Hors champ

Céder à la saison

Un lecteur disait de ma dernière chronique que je n'avais "pas grand-chose à [y] raconter". Je le concède volontiers. Je serais même le premier à l'affirmer – mais lorsqu'on dispose d'une plate-forme publique, il faut laisser le lecteur se faire sa propre opinion. Si le chroniqueur joue aussi le rôle du lecteur, quelle liberté nous reste-t-il?

J'ajouterais toutefois un bémol: mon problème n'est pas tant de n'avoir rien à raconter que de n'avoir envie de rien raconter.

Rien à raconter, moi? Il me reste mille sujets, dispersés sur mon disque dur – de quoi étirer le printemps 2009 jusqu'à l'hiver 2010!

Tenez, je veux depuis l'an dernier faire l'éloge de L'Aviron qui nous mène, cette véritable bible du canot écrite par le légendaire Bill Mason.

Pour qui aime canoter, il s'agit d'un bouquin définitif: tout à la fois ode au canot, ouvrage technique, invitation au voyage et manuel poétique – car en matière d'élégance, le canot prospecteur en cèdre entoilé ou encore le fameux coup d'aviron canadien (difficile à maîtriser entre tous) représentent des sommets en leur genre.

Mais voilà, nous sommes en juillet. Tout ce que je pourrais dire sur Bill Mason camouflerait mon objectif véritable: prendre un canot et sacrer mon camp dans le parc de la Mauricie. On n'est jamais qu'à un ou deux portages de la sainte paix.

Ainsi s'écoule la saison chaude pour le chroniqueur littéraire. Alors qu'en hiver tout ramène au livre, l'été est une saison centrifuge: on part du livre pour se rendre ailleurs.

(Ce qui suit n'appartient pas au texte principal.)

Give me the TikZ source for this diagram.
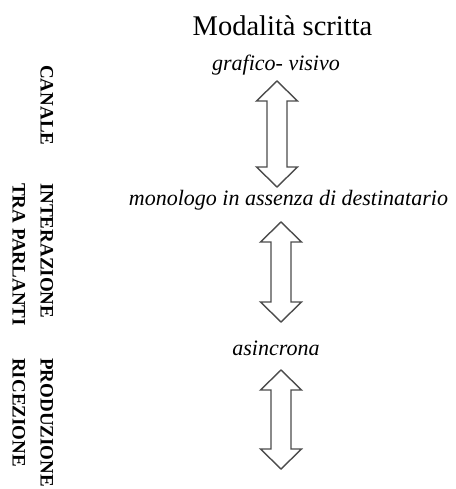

D'ailleurs, je n'ai jamais connu personne qui ait l'ambition de réinventer la roue en plein mitan des vacances de la construction. Twitter roule au ralenti, les fils RSS sont mous. Excellent moment pour faire un coup d'État dans l'indifférence générale: le Honduras vient d'en faire l'apprentissage.

Forcément, cette mollesse saisonnière teinte la manière dont vous écrivez.

En matière d'écriture, la plupart de vos habitudes sont purement personnelles. De nuit ou de jour, dans un cagibi ou dans une cabane, à jeun ou saturé de pseudoéphédrine, c'est votre affaire. Vous n'avez aucun compte à rendre là-dessus. Ça relève de l'intimité et n'intéresse que les groupies (race rare en littérature).

En revanche, le moment de l'année où vous écrivez possède une saveur plus clairement collective. On n'échappe jamais aux saisons.

Fascinant phénomène que les saisons. Il m'arrive souvent de penser à l'époque où le climat exerçait un ascendant direct sur les humains. Pas un ascendant du type "quel été de merde, nos vacances sont gâchées". Que non. Plutôt un ascendant du type "ramasse tes affaires, on passera pas l'hiver ici".

L'écosystème et le régime alimentaire étaient alors synchronisés. L'environnement et le climat déterminaient la diète annuelle d'une population, laquelle diète exerçait une influence directe sur le mode de vie et la culture. Faut-il rappeler que notre civilisation est née dans le Croissant fertile et non juste au sud, dans le désert d'Arabie?

En un mot: si vous crevez la dalle, vous consacrerez davantage de temps à vous nourrir, et moins à construire de jolies pyramides.

L'équation est toujours valide, mais l'heure et la manière de crever la dalle ont bien changé. Avec la mobilité et la conservation des denrées alimentaires, c'est en vain que l'on chercherait un lien direct entre le lancement du prochain Marie Laberge et la récolte annuelle de la canneberge. (Libre à vous de tenter l'exercice si vous y tenez.)

Nous dépendons encore de l'écosystème, bien sûr, mais cette dépendance est plus élastique. Plus décalée. Nous avons, en somme, recouvert la nature de plusieurs couches de culture.

Cette longue parenthèse pour en arriver à ceci: si écrire le soir (ou le matin) tient de la manie personnelle, écrire l'été (ou l'hiver) s'inscrit dans une logique collective. Impossible de s'y soustraire – à moins (bien entendu) de couper tout contact avec vos semblables, d'éteindre radio, télévision et connexion Internet, et de faire fi de plusieurs décennies d'incessant conditionnement.

Bref, il suffit de vous réinventer totalement.

Difficile, donc, pour le chroniqueur de ressentir la même urgence en juillet qu'en septembre. Pas que l'on veuille moins bien faire son boulot. Seulement voilà, on se met inconsciemment à la cadence estivale.

Et c'est donc par souci de cohérence civilisationnelle que je troquerai mon chapeau de chroniqueur contre celui de Bill Mason: je pars en vacances jusqu'à la mi-août.